--- Data segment ---

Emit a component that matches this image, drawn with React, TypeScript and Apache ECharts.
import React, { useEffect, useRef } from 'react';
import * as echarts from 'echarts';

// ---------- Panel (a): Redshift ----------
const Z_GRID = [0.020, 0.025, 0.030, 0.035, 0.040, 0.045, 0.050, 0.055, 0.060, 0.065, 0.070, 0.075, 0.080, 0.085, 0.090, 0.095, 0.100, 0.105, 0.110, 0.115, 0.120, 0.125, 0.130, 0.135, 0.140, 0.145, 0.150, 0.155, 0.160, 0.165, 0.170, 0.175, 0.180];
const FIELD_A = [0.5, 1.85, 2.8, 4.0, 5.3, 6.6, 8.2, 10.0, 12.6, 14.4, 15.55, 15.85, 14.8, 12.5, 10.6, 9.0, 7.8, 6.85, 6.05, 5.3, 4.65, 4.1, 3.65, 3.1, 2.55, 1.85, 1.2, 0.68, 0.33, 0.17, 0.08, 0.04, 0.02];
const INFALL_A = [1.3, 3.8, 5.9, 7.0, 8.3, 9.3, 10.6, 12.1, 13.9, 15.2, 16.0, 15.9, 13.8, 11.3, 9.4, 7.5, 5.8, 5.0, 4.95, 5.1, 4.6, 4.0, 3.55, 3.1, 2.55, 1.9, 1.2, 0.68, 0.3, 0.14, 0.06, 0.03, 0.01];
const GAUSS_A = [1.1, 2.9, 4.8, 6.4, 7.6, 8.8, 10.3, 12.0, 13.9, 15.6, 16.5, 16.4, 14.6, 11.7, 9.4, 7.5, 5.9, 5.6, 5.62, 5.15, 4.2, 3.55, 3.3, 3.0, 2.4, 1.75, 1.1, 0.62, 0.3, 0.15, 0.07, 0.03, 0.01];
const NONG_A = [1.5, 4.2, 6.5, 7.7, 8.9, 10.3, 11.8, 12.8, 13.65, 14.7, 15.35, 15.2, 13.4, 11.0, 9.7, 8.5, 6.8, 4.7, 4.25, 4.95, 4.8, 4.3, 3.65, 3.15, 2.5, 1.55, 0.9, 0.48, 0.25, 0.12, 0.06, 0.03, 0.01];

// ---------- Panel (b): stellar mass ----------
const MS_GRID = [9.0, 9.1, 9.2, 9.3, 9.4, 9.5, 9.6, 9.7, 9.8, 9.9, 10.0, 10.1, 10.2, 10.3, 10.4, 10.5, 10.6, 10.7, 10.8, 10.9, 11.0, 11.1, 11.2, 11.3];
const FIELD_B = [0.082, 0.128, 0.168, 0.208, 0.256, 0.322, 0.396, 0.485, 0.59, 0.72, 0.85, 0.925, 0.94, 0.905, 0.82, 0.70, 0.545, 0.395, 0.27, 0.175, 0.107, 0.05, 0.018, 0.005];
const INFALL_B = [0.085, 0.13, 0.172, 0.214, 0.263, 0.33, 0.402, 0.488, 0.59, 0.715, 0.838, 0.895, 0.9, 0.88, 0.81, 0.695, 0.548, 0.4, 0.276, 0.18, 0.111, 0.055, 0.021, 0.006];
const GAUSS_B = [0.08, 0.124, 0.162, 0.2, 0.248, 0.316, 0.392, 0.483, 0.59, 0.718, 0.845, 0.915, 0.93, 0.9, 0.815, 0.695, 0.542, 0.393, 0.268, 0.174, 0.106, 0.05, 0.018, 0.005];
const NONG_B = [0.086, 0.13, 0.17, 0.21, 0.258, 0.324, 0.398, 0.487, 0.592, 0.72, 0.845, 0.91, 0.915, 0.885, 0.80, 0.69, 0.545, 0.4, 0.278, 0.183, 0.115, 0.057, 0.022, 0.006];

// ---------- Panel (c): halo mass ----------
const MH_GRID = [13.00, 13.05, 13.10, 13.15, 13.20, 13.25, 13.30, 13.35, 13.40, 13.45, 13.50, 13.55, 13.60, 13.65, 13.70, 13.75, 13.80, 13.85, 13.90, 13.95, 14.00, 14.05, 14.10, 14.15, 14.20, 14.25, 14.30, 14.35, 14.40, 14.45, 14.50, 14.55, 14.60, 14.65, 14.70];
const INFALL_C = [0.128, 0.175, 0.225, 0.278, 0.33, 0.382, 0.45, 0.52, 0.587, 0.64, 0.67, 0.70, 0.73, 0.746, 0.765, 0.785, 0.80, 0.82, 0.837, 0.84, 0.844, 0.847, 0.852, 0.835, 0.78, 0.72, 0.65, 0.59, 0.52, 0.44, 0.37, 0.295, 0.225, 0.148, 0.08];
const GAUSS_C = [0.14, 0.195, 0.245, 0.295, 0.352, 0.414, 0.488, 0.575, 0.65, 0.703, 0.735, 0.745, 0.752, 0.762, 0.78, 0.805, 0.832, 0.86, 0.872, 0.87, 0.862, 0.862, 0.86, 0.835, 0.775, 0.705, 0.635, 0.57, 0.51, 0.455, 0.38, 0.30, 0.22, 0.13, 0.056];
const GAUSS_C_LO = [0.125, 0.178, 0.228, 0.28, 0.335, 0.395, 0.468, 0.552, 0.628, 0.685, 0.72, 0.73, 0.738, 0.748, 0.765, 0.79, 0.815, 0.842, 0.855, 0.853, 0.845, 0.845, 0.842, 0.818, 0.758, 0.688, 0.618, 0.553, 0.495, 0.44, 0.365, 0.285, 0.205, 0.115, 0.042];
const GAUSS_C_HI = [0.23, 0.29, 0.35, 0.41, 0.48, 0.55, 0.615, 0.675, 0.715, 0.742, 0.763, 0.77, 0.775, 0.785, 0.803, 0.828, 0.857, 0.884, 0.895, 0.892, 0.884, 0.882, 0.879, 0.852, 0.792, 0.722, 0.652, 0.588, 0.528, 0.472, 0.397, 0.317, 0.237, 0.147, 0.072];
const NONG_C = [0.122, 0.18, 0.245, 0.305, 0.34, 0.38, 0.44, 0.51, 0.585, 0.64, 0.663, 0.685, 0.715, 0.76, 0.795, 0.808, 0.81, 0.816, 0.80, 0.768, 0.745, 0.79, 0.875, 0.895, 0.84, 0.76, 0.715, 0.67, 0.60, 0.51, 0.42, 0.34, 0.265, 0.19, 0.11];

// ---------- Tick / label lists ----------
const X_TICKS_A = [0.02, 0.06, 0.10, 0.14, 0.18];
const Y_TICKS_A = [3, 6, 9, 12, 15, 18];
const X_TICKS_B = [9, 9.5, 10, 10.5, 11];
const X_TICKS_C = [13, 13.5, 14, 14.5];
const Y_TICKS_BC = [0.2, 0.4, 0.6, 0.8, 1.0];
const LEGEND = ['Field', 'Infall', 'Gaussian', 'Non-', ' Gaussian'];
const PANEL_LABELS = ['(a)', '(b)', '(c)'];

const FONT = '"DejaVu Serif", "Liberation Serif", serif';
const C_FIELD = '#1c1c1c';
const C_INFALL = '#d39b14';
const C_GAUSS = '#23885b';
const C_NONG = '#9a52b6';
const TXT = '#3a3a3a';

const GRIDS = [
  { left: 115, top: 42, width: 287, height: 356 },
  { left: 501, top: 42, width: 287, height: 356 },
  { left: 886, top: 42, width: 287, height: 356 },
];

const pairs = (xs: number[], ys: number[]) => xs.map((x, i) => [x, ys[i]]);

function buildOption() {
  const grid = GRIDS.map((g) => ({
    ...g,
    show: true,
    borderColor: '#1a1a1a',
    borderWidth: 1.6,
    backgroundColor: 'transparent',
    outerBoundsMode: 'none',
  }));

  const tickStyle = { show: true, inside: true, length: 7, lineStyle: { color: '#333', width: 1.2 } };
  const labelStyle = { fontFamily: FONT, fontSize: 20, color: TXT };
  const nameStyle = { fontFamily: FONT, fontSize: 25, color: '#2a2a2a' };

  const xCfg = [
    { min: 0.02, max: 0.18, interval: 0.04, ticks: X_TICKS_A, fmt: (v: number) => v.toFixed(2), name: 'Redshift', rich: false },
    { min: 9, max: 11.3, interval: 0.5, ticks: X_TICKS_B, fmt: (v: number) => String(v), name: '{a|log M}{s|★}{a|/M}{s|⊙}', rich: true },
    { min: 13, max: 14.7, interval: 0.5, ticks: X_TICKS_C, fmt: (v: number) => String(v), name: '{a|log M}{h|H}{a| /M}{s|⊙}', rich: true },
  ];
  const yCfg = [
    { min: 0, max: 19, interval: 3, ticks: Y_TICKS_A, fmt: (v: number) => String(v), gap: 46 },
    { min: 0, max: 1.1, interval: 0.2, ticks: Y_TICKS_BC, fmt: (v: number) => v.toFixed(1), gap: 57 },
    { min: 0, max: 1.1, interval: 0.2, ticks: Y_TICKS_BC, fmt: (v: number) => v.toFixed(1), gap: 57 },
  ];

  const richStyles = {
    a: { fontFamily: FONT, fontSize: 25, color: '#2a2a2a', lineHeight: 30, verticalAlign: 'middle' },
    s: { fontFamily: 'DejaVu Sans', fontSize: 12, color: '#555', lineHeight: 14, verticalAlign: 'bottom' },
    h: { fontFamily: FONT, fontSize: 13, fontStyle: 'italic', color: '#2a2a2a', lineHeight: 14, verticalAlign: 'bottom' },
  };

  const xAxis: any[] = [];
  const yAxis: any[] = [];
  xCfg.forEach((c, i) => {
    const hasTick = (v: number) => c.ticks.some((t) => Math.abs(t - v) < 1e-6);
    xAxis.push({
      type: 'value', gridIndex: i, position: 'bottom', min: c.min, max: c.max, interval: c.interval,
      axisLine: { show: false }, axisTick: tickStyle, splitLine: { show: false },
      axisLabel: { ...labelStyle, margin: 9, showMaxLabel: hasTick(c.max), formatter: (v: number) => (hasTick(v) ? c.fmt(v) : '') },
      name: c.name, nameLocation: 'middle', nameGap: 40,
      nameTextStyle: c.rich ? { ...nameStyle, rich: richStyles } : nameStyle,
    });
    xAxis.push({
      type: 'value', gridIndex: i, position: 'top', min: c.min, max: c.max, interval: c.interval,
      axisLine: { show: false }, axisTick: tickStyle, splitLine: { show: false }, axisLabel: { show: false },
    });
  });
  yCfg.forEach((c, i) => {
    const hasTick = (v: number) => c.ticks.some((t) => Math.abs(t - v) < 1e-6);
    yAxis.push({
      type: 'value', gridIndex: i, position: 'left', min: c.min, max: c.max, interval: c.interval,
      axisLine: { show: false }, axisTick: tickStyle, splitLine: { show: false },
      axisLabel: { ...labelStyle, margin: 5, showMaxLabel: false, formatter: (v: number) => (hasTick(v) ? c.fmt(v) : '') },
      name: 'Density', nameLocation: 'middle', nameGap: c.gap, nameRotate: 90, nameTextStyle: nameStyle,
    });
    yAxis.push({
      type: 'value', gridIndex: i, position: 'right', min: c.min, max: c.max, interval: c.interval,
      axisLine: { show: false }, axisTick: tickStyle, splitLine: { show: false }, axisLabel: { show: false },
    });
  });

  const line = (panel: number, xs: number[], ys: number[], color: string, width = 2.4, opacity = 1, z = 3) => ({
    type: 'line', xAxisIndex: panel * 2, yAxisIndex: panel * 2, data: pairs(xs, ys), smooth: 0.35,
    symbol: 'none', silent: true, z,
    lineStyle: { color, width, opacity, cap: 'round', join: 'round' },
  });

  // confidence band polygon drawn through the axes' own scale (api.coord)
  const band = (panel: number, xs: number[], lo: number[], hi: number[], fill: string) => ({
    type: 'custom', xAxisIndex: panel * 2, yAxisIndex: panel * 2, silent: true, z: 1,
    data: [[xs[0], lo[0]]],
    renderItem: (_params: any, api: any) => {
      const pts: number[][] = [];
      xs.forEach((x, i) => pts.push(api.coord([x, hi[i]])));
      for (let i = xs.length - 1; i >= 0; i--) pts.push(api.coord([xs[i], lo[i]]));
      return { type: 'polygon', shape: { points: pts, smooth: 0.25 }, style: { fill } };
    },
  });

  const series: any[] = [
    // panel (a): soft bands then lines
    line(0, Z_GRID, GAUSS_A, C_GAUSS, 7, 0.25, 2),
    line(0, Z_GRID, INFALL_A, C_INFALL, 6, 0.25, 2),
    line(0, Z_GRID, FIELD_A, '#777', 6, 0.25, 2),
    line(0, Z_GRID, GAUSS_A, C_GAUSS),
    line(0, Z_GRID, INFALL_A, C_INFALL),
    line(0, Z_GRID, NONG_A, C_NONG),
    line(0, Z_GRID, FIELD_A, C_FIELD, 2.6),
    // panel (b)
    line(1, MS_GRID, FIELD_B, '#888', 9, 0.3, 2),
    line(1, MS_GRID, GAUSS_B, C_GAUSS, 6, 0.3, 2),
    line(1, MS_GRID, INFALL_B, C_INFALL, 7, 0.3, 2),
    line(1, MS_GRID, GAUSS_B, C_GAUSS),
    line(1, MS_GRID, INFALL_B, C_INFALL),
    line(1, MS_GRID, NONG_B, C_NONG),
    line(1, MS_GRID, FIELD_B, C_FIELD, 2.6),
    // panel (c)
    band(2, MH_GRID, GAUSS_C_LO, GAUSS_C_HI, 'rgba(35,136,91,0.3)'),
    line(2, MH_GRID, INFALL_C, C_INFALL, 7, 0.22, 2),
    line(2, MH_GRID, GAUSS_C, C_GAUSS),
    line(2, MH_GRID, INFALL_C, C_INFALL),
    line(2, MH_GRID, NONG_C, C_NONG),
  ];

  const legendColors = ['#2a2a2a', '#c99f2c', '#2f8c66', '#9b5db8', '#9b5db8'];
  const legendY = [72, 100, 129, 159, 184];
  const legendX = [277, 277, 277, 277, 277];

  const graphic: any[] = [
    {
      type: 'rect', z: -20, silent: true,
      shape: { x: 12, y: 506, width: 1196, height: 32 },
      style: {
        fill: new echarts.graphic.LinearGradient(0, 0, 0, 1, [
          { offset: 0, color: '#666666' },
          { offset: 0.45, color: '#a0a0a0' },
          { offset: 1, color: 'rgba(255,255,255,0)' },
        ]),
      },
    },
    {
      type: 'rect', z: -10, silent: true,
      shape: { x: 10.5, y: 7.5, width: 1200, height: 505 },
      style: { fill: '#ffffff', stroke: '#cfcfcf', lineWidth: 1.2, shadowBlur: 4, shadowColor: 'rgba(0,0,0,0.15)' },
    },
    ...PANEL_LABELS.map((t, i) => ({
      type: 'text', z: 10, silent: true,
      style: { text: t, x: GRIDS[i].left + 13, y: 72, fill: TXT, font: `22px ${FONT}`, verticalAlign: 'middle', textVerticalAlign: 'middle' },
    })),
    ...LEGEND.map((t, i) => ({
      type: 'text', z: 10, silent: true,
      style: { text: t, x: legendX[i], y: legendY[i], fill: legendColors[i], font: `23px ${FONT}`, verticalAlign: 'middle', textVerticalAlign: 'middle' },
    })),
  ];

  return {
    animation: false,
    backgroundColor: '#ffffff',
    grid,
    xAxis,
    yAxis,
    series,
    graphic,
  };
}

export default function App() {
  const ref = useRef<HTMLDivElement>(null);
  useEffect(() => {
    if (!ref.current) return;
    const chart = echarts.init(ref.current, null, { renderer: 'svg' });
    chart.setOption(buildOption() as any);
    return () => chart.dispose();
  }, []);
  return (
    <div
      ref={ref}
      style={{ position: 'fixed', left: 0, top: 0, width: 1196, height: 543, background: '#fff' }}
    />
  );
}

---

_Stated exercise_. Determine how many lines of the listing above include the word "drawn", and report that number only.

_Answer to this exercise_. 2